If there’s a “must-read” online today, it’s probably Tim Fernholz’s article for The American Prospect on the ever-increasing need for the Obama administration and the Democratic Congress to start setting out realistic benchmarks for accomplishments between now and November 2010.
Improving on the incompetence of the Bush administration isn’t that hard. But at some point, Democrats must point to new expectations and meet them. Fernholz suggests three areas where new benchmarks are particularly urgent: “economic stimulus” measures, foreclosure prevention initiatives, and the war in Afghanistan. In the first area, measurements for success are hazy; in the second, accomplishments don’t meet the administration’s own goals; and in the third, what we are measuring in terms of strategic objectives has changed.

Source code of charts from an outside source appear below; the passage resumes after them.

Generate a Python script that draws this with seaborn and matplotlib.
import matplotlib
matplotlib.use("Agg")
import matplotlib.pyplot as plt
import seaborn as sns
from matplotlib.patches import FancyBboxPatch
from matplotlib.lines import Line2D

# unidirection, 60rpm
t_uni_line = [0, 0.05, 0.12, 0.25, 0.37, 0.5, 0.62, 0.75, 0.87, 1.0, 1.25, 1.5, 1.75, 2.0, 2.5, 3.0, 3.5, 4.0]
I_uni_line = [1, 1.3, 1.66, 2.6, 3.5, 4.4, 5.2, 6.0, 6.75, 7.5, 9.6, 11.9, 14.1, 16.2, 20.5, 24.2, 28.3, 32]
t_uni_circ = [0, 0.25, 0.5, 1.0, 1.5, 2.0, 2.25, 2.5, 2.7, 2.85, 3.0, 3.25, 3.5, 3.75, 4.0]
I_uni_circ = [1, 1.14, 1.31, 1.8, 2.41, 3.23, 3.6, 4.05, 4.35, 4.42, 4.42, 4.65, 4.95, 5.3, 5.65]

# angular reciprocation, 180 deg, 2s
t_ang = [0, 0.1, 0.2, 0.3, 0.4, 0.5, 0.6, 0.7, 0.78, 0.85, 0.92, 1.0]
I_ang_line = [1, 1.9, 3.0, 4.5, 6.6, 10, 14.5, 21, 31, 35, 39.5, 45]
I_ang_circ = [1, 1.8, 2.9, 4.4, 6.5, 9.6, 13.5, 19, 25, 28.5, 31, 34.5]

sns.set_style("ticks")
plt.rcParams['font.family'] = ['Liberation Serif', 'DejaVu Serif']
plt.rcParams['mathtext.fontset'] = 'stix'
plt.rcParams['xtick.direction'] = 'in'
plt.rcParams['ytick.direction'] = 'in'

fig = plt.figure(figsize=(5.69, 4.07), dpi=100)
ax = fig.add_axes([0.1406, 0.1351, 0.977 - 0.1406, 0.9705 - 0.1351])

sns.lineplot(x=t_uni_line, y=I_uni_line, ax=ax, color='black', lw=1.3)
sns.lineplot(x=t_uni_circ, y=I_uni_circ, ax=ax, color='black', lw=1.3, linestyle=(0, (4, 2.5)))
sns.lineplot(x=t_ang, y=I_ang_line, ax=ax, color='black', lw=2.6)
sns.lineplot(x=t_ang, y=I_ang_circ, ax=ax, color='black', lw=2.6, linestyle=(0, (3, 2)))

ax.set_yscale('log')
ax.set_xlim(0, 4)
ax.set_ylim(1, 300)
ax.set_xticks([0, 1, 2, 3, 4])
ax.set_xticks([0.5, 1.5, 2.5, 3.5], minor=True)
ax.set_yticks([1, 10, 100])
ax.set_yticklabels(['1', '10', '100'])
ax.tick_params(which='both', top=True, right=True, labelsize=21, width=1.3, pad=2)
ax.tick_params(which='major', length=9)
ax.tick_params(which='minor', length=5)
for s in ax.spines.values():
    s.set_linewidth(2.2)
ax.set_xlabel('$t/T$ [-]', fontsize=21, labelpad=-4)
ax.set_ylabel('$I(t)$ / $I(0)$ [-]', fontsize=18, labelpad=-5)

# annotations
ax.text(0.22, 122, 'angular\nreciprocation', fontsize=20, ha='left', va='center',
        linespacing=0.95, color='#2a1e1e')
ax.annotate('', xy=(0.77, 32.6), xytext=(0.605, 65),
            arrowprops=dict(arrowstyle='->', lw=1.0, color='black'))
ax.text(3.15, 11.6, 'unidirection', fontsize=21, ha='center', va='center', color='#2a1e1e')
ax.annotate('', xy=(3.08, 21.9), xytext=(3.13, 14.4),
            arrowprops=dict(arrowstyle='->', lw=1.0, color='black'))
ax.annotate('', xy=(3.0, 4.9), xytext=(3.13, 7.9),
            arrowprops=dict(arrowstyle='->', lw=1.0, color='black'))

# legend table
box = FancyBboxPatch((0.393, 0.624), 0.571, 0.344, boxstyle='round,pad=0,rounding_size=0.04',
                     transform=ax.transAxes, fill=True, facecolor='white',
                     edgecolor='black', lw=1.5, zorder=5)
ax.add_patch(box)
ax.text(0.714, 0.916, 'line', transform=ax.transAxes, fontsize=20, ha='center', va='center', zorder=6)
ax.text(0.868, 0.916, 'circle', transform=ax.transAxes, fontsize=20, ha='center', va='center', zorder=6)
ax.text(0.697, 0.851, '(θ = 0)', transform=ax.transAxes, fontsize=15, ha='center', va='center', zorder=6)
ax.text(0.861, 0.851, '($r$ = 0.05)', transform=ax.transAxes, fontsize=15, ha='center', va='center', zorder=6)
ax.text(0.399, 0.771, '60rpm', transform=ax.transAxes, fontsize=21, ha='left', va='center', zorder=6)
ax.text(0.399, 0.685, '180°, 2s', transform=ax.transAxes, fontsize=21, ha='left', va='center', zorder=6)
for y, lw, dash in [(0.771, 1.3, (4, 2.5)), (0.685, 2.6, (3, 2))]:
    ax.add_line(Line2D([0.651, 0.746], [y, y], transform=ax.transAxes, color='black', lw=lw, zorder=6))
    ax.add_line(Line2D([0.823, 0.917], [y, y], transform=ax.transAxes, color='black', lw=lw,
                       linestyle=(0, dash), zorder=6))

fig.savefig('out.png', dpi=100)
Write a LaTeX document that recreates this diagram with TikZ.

Here’s Fernholz’s cautionary conclusion:

All three of these cases demonstrate the challenge of translating simple policy goals — fight the recession, prevent foreclosures, and win a war — into complex government programs. The fact that solving these public problems is difficult doesn’t mean they shouldn’t be tackled; the government is the only institution capable of tackling them. But walking the fine line between measures that mean something and numbers that mean votes can be a difficult one. If the president and Democrats in Congress want to keep being the Party of Government and not just the party that likes government, they need to figure out how to be good executives as well as good legislators, and prove it.